Powers went on to say 2,000 surveys were taken from youth throughout the county and the most popular choice for recreation was a public swimming pool.


The second project presented was for trail development at the old Putney Ranger Station, Goss Park and equestrian activities including stables at Kingdom Come State Park.


Committee member Tracy Bailey told court members youth activities in the trail development project would include things such as teaching youth proper equine procedures and grooming, outdoor outings, trail rides, expose youth to veterinarian practices and techniques, meal preparation on the trail, instill good work ethics by project completion, teach customer service techniques and public relations, develop testimonials to share with other groups and organizations, develop ways to assist other people groups in the country, develop good character traits, teach facility care, tack care and maintenance and teach plant, tree and flower identification along the trail.


“This project will expand a program that is already proven it serves over 1,000 children a year,” said Bailey. “It has the potential to serve thousands more.”


Bailey speaking to the court said, “You have an important role in the future of Harlan County. In a day and age where there is very little economic hope in our area…where our jail system is one of the biggest incomes Harlan County has, you are charged with a way to make all these things better. The Recreation Committee wants to see something good come for Harlan County and its next generation. “


Harlan County Attorney Fred Busroe was asked for a legal opinion on the second project and he said he felt it didn’t qualify under the language used in the circuit court order regarding the use of the appropriated funds.

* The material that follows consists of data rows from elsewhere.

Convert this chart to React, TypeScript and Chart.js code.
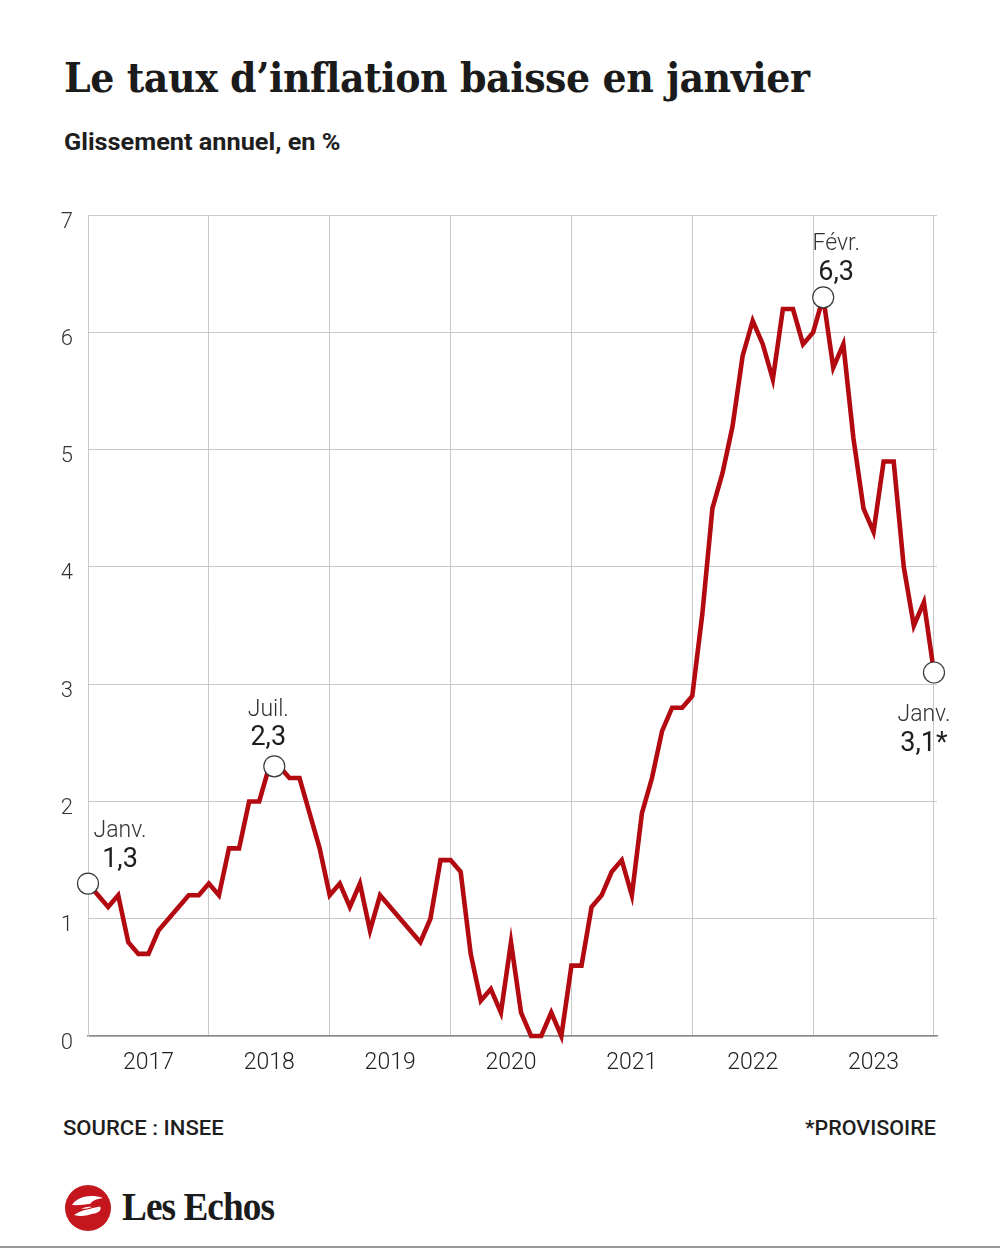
import React, { useEffect, useLayoutEffect, useRef, useState } from "react";
import { Chart, registerables } from "chart.js";

Chart.register(...registerables);

// ---- Data (INSEE, glissement annuel de l'IPC, %) ----
const START_YEAR = 2017;
const YEAR_LABELS = ["2017", "2018", "2019", "2020", "2021", "2022", "2023"];
const Y_TICKS = [0, 1, 2, 3, 4, 5, 6, 7];

const CPI_2017 = [1.3, 1.2, 1.1, 1.2, 0.8, 0.7, 0.7, 0.9, 1.0, 1.1, 1.2, 1.2];
const CPI_2018 = [1.3, 1.2, 1.6, 1.6, 2.0, 2.0, 2.3, 2.3, 2.2, 2.2, 1.9, 1.6];
const CPI_2019 = [1.2, 1.3, 1.1, 1.3, 0.9, 1.2, 1.1, 1.0, 0.9, 0.8, 1.0, 1.5];
const CPI_2020 = [1.5, 1.4, 0.7, 0.3, 0.4, 0.2, 0.8, 0.2, 0.0, 0.0, 0.2, 0.0];
const CPI_2021 = [0.6, 0.6, 1.1, 1.2, 1.4, 1.5, 1.2, 1.9, 2.2, 2.6, 2.8, 2.8];
const CPI_2022 = [2.9, 3.6, 4.5, 4.8, 5.2, 5.8, 6.1, 5.9, 5.6, 6.2, 6.2, 5.9];
const CPI_2023 = [6.0, 6.3, 5.7, 5.9, 5.1, 4.5, 4.3, 4.9, 4.9, 4.0, 3.5, 3.7];
const CPI_2024 = [3.1];

const CPI = [
  ...CPI_2017,
  ...CPI_2018,
  ...CPI_2019,
  ...CPI_2020,
  ...CPI_2021,
  ...CPI_2022,
  ...CPI_2023,
  ...CPI_2024,
];

// highlighted points: month index from Jan 2017
const HIGHLIGHT_INDEX = [0, 18, 73, 84];
const HIGHLIGHT_MONTH = ["Janv.", "Juil.", "Févr.", "Janv."];
const HIGHLIGHT_SUFFIX = ["", "", "", "*"];

// ---- styling of the highlight labels (pixel offsets) ----
const HL_STYLE = [
  { markerDx: 0, labelDx: 32, monthDy: -47, valueDy: -17 },
  { markerDx: 5, labelDx: -6, monthDy: -50, valueDy: -21 },
  { markerDx: 0, labelDx: 13, monthDy: -47, valueDy: -17 },
  { markerDx: 0, labelDx: -10, monthDy: 48, valueDy: 78 },
];

const CANVAS_TOP = 187;

const fmt = (v: number) => v.toFixed(1).replace(".", ",");

function FitText(props: { text: string; width: number; style: React.CSSProperties }) {
  const ref = useRef<HTMLSpanElement>(null);
  const [s, setS] = useState(1);
  useLayoutEffect(() => {
    if (ref.current) {
      const w = ref.current.offsetWidth;
      if (w > 0) setS(props.width / w);
    }
  }, [props.text, props.width]);
  return (
    <span
      ref={ref}
      style={{
        ...props.style,
        display: "inline-block",
        whiteSpace: "nowrap",
        transformOrigin: "left top",
        transform: `scaleX(${s})`,
      }}
    >
      {props.text}
    </span>
  );
}

const highlightPlugin = {
  id: "highlights",
  afterDatasetsDraw(chart: any) {
    const ctx = chart.ctx;
    const xs = chart.scales.x;
    const ys = chart.scales.y;
    HIGHLIGHT_INDEX.forEach((idx, i) => {
      const st = HL_STYLE[i];
      const x = xs.getPixelForValue(idx) + st.markerDx;
      const y = ys.getPixelForValue(CPI[idx]);
      ctx.save();
      ctx.beginPath();
      ctx.arc(x, y, 10.5, 0, Math.PI * 2);
      ctx.fillStyle = "#ffffff";
      ctx.fill();
      ctx.lineWidth = 1.2;
      ctx.strokeStyle = "#3a3a3a";
      ctx.stroke();
      ctx.textAlign = "center";
      ctx.textBaseline = "alphabetic";
      ctx.fillStyle = "#333333";
      ctx.font = "300 23px Roboto";
      ctx.fillText(HIGHLIGHT_MONTH[i], x + st.labelDx, y + st.monthDy);
      ctx.fillStyle = "#1e1e1e";
      ctx.font = "400 27px Roboto";
      ctx.fillText(fmt(CPI[idx]) + HIGHLIGHT_SUFFIX[i], x + st.labelDx, y + st.valueDy);
      ctx.restore();
    });
  },
};

function InflationChart() {
  const canvasRef = useRef<HTMLCanvasElement>(null);
  useEffect(() => {
    let chart: Chart | null = null;
    let cancelled = false;
    const build = () => {
      if (cancelled || !canvasRef.current) return;
      const points = CPI.map((v, i) => ({ x: i, y: v }));
      const xTicks: number[] = [];
      for (let k = 0; k <= YEAR_LABELS.length; k++) {
        xTicks.push(k * 12);
        if (k < YEAR_LABELS.length) xTicks.push(k * 12 + 6);
      }
      chart = new Chart(canvasRef.current, {
        type: "line",
        data: {
          datasets: [
            {
              data: points,
              borderColor: "#b20a10",
              borderWidth: 4.6,
              pointRadius: 0,
              tension: 0,
              fill: false,
              clip: false as any,
            },
          ],
        },
        options: {
          responsive: false,
          animation: false,
          devicePixelRatio: 1,
          layout: { padding: { top: 20, right: 63, left: 0, bottom: 0 } },
          plugins: {
            legend: { display: false },
            tooltip: { enabled: false },
          },
          scales: {
            x: {
              type: "linear",
              min: 0,
              max: 84.3,
              afterFit: (s: any) => {
                s.height = 51;
              },
              afterBuildTicks: (s: any) => {
                s.ticks = xTicks.map((v) => ({ value: v }));
              },
              grid: {
                drawTicks: false,
                color: (c: any) =>
                  c.tick && c.tick.value % 12 === 0 ? "#c9c9c9" : "rgba(0,0,0,0)",
                lineWidth: 1,
              },
              border: { display: true, color: "#8c8c8c", width: 1.5 },
              ticks: {
                autoSkip: false,
                maxRotation: 0,
                padding: 13,
                color: "#222222",
                font: { family: "Roboto", size: 23, weight: "300" as any },
                callback: (v: any) => {
                  const n = Number(v);
                  if (n % 12 === 6) return YEAR_LABELS[(n - 6) / 12];
                  return "";
                },
              },
            },
            y: {
              min: 0,
              max: 7,
              afterFit: (s: any) => {
                s.width = 88;
              },
              afterBuildTicks: (s: any) => {
                s.ticks = Y_TICKS.map((v) => ({ value: v }));
              },
              grid: { drawTicks: false, color: "#c9c9c9", lineWidth: 1 },
              border: { display: true, color: "#c9c9c9", width: 1 },
              ticks: {
                padding: 15,
                labelOffset: 7,
                color: "#333333",
                font: { family: "Roboto", size: 22, weight: "300" as any },
                callback: (v: any) => String(v),
              },
            },
          },
        },
        plugins: [highlightPlugin],
      });
    };
    const fonts: any = (document as any).fonts;
    if (fonts && fonts.load) {
      Promise.all([
        fonts.load("300 22px Roboto"),
        fonts.load("400 27px Roboto"),
      ])
        .catch(() => null)
        .then(build);
    } else {
      build();
    }
    return () => {
      cancelled = true;
      if (chart) chart.destroy();
    };
  }, []);
  return (
    <canvas
      ref={canvasRef}
      width={1000}
      height={900}
      style={{ position: "absolute", left: 0, top: CANVAS_TOP, width: 1000, height: 900 }}
    />
  );
}

export default function App() {
  return (
    <div
      style={{
        position: "absolute",
        left: 0,
        top: 0,
        width: 1000,
        height: 1250,
        background: "#ffffff",
        overflow: "hidden",
      }}
    >
      <div style={{ position: "absolute", left: 64, top: 58 }}>
        <FitText
          text="Le taux d’inflation baisse en janvier"
          width={746}
          style={{
            fontFamily: "'DejaVu Serif', serif",
            fontWeight: 700,
            fontSize: 41,
            lineHeight: "41px",
            letterSpacing: -0.5,
            color: "#1b1b1b",
          }}
        />
      </div>
      <div style={{ position: "absolute", left: 64, top: 131 }}>
        <FitText
          text="Glissement annuel, en %"
          width={277}
          style={{
            fontFamily: "Roboto, sans-serif",
            fontWeight: 700,
            fontSize: 23,
            lineHeight: "23px",
            color: "#1e1e1e",
          }}
        />
      </div>

      <InflationChart />

      <div style={{ position: "absolute", left: 63, top: 1118 }}>
        <FitText
          text="SOURCE : INSEE"
          width={161}
          style={{
            fontFamily: "Roboto, sans-serif",
            fontWeight: 500,
            fontSize: 20,
            lineHeight: "20px",
            color: "#1e1e1e",
          }}
        />
      </div>
      <div style={{ position: "absolute", left: 805, top: 1118 }}>
        <FitText
          text="*PROVISOIRE"
          width={131}
          style={{
            fontFamily: "Roboto, sans-serif",
            fontWeight: 500,
            fontSize: 20,
            lineHeight: "20px",
            color: "#1e1e1e",
          }}
        />
      </div>

      <svg
        width={46}
        height={46}
        viewBox="0 0 46 46"
        style={{ position: "absolute", left: 65, top: 1185 }}
      >
        <circle cx={23} cy={23} r={23} fill="#c4161c" />
        <path
          d="M7 20 C 13 11, 26 9, 38 13 C 31 14, 27 16, 25 19 C 20 19.5, 13 20.5, 7 20 Z"
          fill="#ffffff"
        />
        <path
          d="M9 30 C 15 25.5, 26 23.5, 35 21.5 C 37 24.5, 34 28, 29 28.5 C 23 30, 16 32.5, 9 30 Z"
          fill="#ffffff"
        />
        <path d="M16 24 C 20 22, 24 21.5, 27 22 C 24 23, 20 24, 16 24 Z" fill="#ffffff" />
      </svg>
      <div style={{ position: "absolute", left: 122, top: 1187 }}>
        <FitText
          text="Les Echos"
          width={152}
          style={{
            fontFamily: "'Liberation Serif', serif",
            fontWeight: 700,
            fontSize: 39,
            lineHeight: "39px",
            letterSpacing: -1,
            color: "#1b1b1b",
          }}
        />
      </div>

      <div
        style={{
          position: "absolute",
          left: 0,
          top: 1246,
          width: 1000,
          height: 2,
          background: "#9a9a9a",
        }}
      />
    </div>
  );
}
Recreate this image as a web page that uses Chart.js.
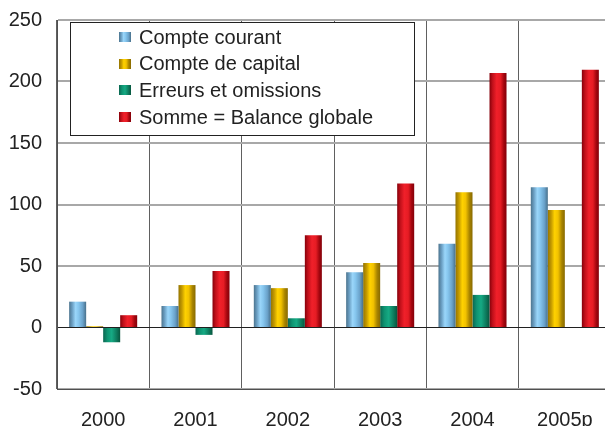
<!DOCTYPE html>
<html>
<head>
<meta charset="utf-8">
<script src="https://cdn.jsdelivr.net/npm/chart.js@4/dist/chart.umd.min.js"></script>
<style>
  html, body { margin: 0; padding: 0; overflow: hidden; background: #fff; }
  #wrap { width: 614px; height: 426px; }
</style>
</head>
<body>
<div id="wrap"><canvas id="chart" width="614" height="426"></canvas></div>
<script>
// Data
const years = ['2000', '2001', '2002', '2003', '2004', '2005p'];
const compteCourant = [21, 17.5, 34.5, 45, 68, 114];
const compteCapital = [1, 34.5, 32, 52.5, 110, 95.5];
const erreursOmissions = [-12, -6, 7.5, 17.5, 26.5, null];
const balanceGlobale = [10, 46, 75, 117, 207, 209.5];
const yTicks = [-50, 0, 50, 100, 150, 200, 250];

// Cylinder shading, left to right
const shades = [
  [[0, '#4c748e'], [0.18, '#6a9ec2'], [0.38, '#9ad6fa'], [0.55, '#86c6ee'], [0.8, '#6aa2ca'], [1, '#48708a']],
  [[0, '#947400'], [0.2, '#c49a00'], [0.4, '#ffd200'], [0.6, '#f2c200'], [0.82, '#a88400'], [1, '#886a00']],
  [[0, '#0a6650'], [0.25, '#0f9472'], [0.5, '#16aa84'], [0.78, '#0e7c5e'], [1, '#07563e']],
  [[0, '#86000a'], [0.18, '#c0101a'], [0.42, '#f0202a'], [0.65, '#e61c24'], [0.85, '#a2060e'], [1, '#84000a']]
];
const FONT = "'Liberation Sans', Arial, sans-serif";

function makeGrad(ctx, x0, x1, stops) {
  const g = ctx.createLinearGradient(x0, 0, x1, 0);
  stops.forEach(s => g.addColorStop(s[0], s[1]));
  return g;
}

// apply the horizontal gradient to every bar
const barShade = {
  id: 'barShade',
  beforeDatasetsDraw(chart) {
    chart.data.datasets.forEach((ds, d) => {
      chart.getDatasetMeta(d).data.forEach(el => {
        const p = el.getProps(['x', 'width'], true);
        const g = makeGrad(chart.ctx, p.x - p.width / 2, p.x + p.width / 2, shades[d]);
        el.options = Object.assign({}, el.options, { backgroundColor: g });
      });
    });
  }
};

// boxed legend inside the plot
const legendBox = {
  id: 'legendBox',
  afterDraw(chart) {
    const ctx = chart.ctx;
    ctx.save();
    ctx.fillStyle = '#ffffff';
    ctx.fillRect(70.5, 22.5, 344, 113);
    ctx.strokeStyle = '#222';
    ctx.lineWidth = 1;
    ctx.strokeRect(70.5, 22.5, 344, 113);
    ctx.font = '20px ' + FONT;
    ctx.textBaseline = 'middle';
    chart.data.datasets.forEach((ds, i) => {
      const y = 37 + i * 26.7;
      ctx.fillStyle = makeGrad(ctx, 119, 131, shades[i]);
      ctx.fillRect(119, Math.round(y - 5), 12, 10);
      ctx.fillStyle = '#222';
      ctx.fillText(ds.label, 139, y + 1);
    });
    ctx.restore();
  }
};

const mkSet = (label, data, i) => ({
  label, data,
  backgroundColor: shades[i][2][1],
  borderWidth: 0,
  categoryPercentage: 0.737,
  barPercentage: 1
});

new Chart(document.getElementById('chart'), {
  type: 'bar',
  data: {
    labels: years,
    datasets: [
      mkSet('Compte courant', compteCourant, 0),
      mkSet('Compte de capital', compteCapital, 1),
      mkSet('Erreurs et omissions', erreursOmissions, 2),
      mkSet('Somme = Balance globale', balanceGlobale, 3)
    ]
  },
  options: {
    responsive: false,
    animation: false,
    layout: { padding: { top: 20, right: 3, left: 0, bottom: 0 } },
    plugins: { legend: { display: false }, tooltip: { enabled: false } },
    scales: {
      x: {
        afterFit(s) { s.height = 37; s.paddingLeft = 0; s.paddingRight = 0; },
        grid: { color: '#606060', lineWidth: 1, drawTicks: false, offset: true },
        border: { color: '#505050', width: 1 },
        ticks: { color: '#222', font: { family: FONT, size: 20 }, padding: 19 }
      },
      y: {
        min: -50, max: 250,
        afterFit(s) { s.width = 57; s.paddingTop = 0; s.paddingBottom = 0; },
        afterBuildTicks(s) { s.ticks = yTicks.map(v => ({ value: v })); },
        grid: {
          drawTicks: false,
          color: c => c.tick && c.tick.value === 0 ? '#202020' : '#a8a8a8',
          lineWidth: c => c.tick && c.tick.value === 0 ? 1 : 2
        },
        border: { color: '#505050', width: 1 },
        ticks: { color: '#222', font: { family: FONT, size: 20 }, padding: 15 }
      }
    }
  },
  plugins: [barShade, legendBox]
});
</script>
</body>
</html>
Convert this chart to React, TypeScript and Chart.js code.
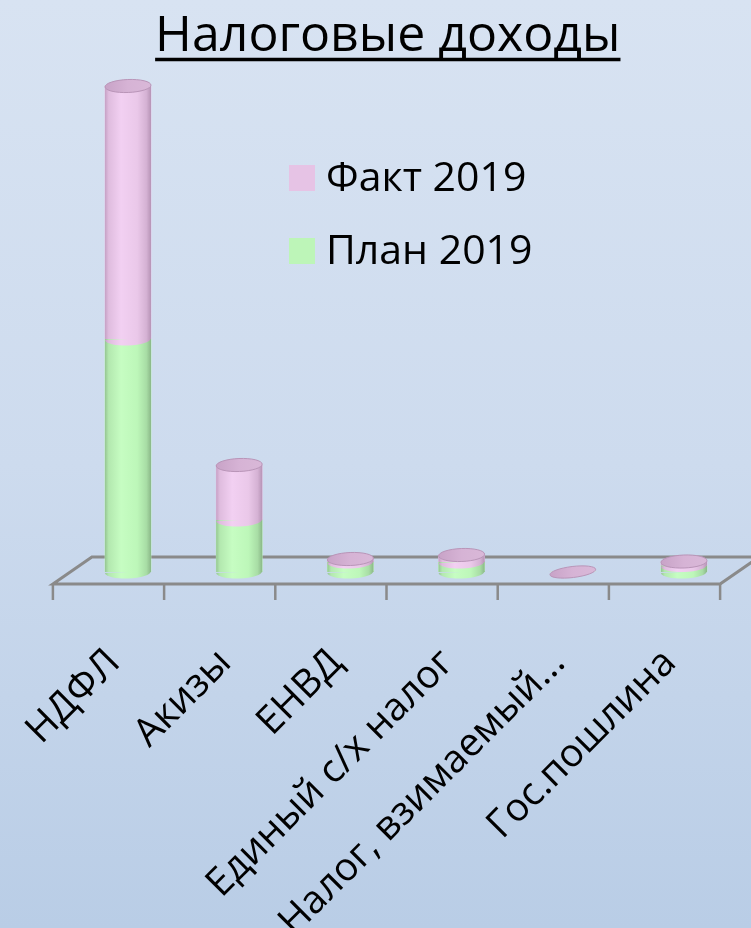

A roll call vote was taken on whether to designate the funds for the two projects and magistrates Jonathan Pope, David Kennedy and Delbert Stephens voted yes. Magistrates Bill Moore and Jim Roddy, along with Harlan County Judge-Executive Joe Grieshop voted no. Moore offered a explanation as to why he voted no being he wanted more time to look at the proposals. Grieshop said he voted no because he wanted to hold the funds a while longer and perhaps use them as “leverage” in a SOAR project or use it in some way with the Promise Zone projects.


“With all due respect, Joe, I read over the Promise Zone and I don’t think this money should be leveraged or used to bring industry in. I think it should be used solely for the youth of the county,” said Stephens. “There is no language in the Promise Zone where I read any facilities is even offered in this — it’s all about education. There’s not even any infrastructure in it.”


A motion was then made and approved to bring the issue back for the court’s consideration at a special called meeting at 10 a.m. on March 11.